The Activity column next to each name tells you when they viewed or downloaded it, like "Viewed 2 hours ago".
Sending the same file to more than one person at once
You can send one file to a small group in a single go, without repeating yourself.
- Open the file and select Send.
- In the Send to box, add each contact one by one. They stack up as pills.
- Keep it to five contacts per send.
- Add a subject and message if you like, then select Send.
Each person gets their own private link, so you can see exactly who opened the file.
The Send to box won't stop you from adding a sixth contact. The five-person cap is checked when you send. If you go over, you'll see this message after you select Send: "You can only send to 5 contacts at a time." Remove a few pills until you're back to five, then send again.
My recipient sees "This share is no longer active"
This message means the share was turned off. A link doesn't break on its own, so this almost always means the share was revoked on purpose.
Here's what happened and how to fix it:
- Open the file from Media and find the person's row in the Shares table.
- If the Status badge says Revoked, the link was switched off. Select the check icon next to that row to reactivate it. The badge goes back to its old state and the link works again.
- If you meant to turn it off but want them to have it back, reactivating is all you need. The same link works again right away.
Want to email them a fresh copy too? Reactivate the row first, using step 2 above. The paper-plane (Resend) icon only shows once a share is active and already sent, so you won't see it on a revoked row. After you reactivate, select that icon to send the link again.
My recipient sees "This share has expired"
You'll almost never see this. Shares you send don't get an end date, so they don't expire on their own. This message means the share has an end date that has already passed. Once that happens, the link stops working, the same way it does when a share is revoked.
The Resend icon won't fix this on its own, since it doesn't change the end date. To get your recipient back in, send the file to them again from the top of the page. That creates a fresh share with a new link.
How long the share link stays active
Good news: the link does not expire on its own. Once you send a file, that private link keeps working until you choose to turn it off.
You're in control.

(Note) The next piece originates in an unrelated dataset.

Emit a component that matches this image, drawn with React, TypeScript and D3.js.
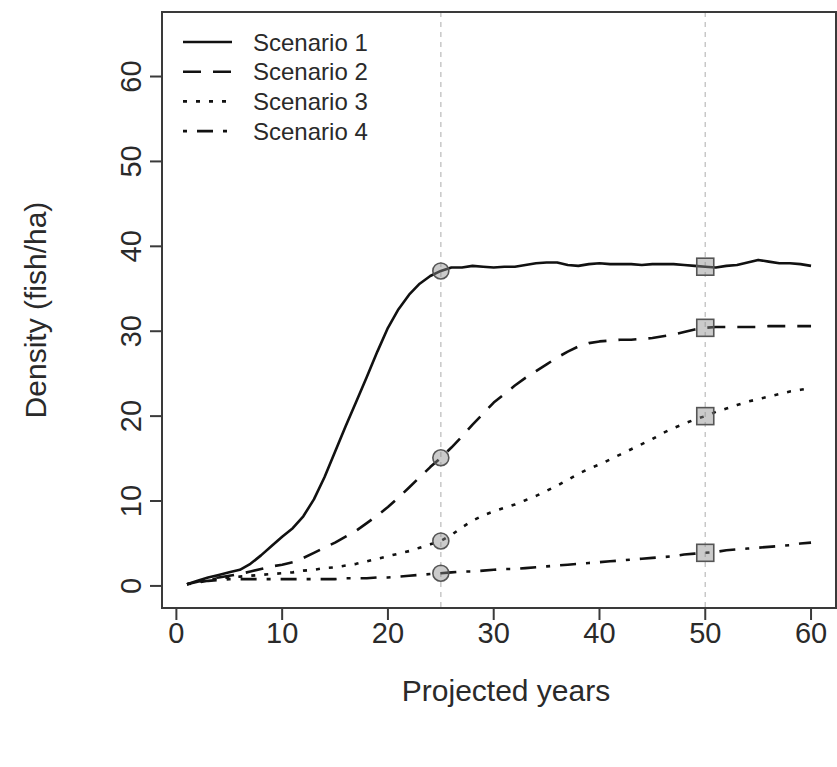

To stop someone's access, open the file from Media, find their row in the Shares table, and select the Revoke icon. Their badge changes to Revoked and the link stops working. Change your mind later? Reactivate it from the same spot.
My recipient didn't get the email
If your file never showed up for them, the email is the usual cause. It's not lost, and you don't need to send it from scratch.
Try these in order:
- Ask them to check their spam or junk folder. Sharing emails sometimes land there.
- Double-check the email address on their contact. A small typo sends the email nowhere. Fix it on the contact, then resend.
- On the file's page, find their row in the Shares table and select the Resend (paper-plane) icon to send the link again.
The email comes from NoTrouble on your profile's behalf, with your profile's name and photo on it, so it's clear who it's from.
I don't see a Send button on my file
The Send button sits at the top right of a file's detail page, not on the media grid. So you need to open the file first.
- Go to Media in your sidebar.
- Select the file itself, so its own page opens.
- Look at the top-right corner for Send.
If you still don't see it, check that you're signed in to the right profile. The Send button shares files from the profile you're working in.
One more thing to check: sending needs share permission on the profile. If a teammate added you as a Viewer, you can open files and see who they were shared with, but you can't start a new share, so the Send button stays hidden. Ask the profile owner to give you a role that can edit and share.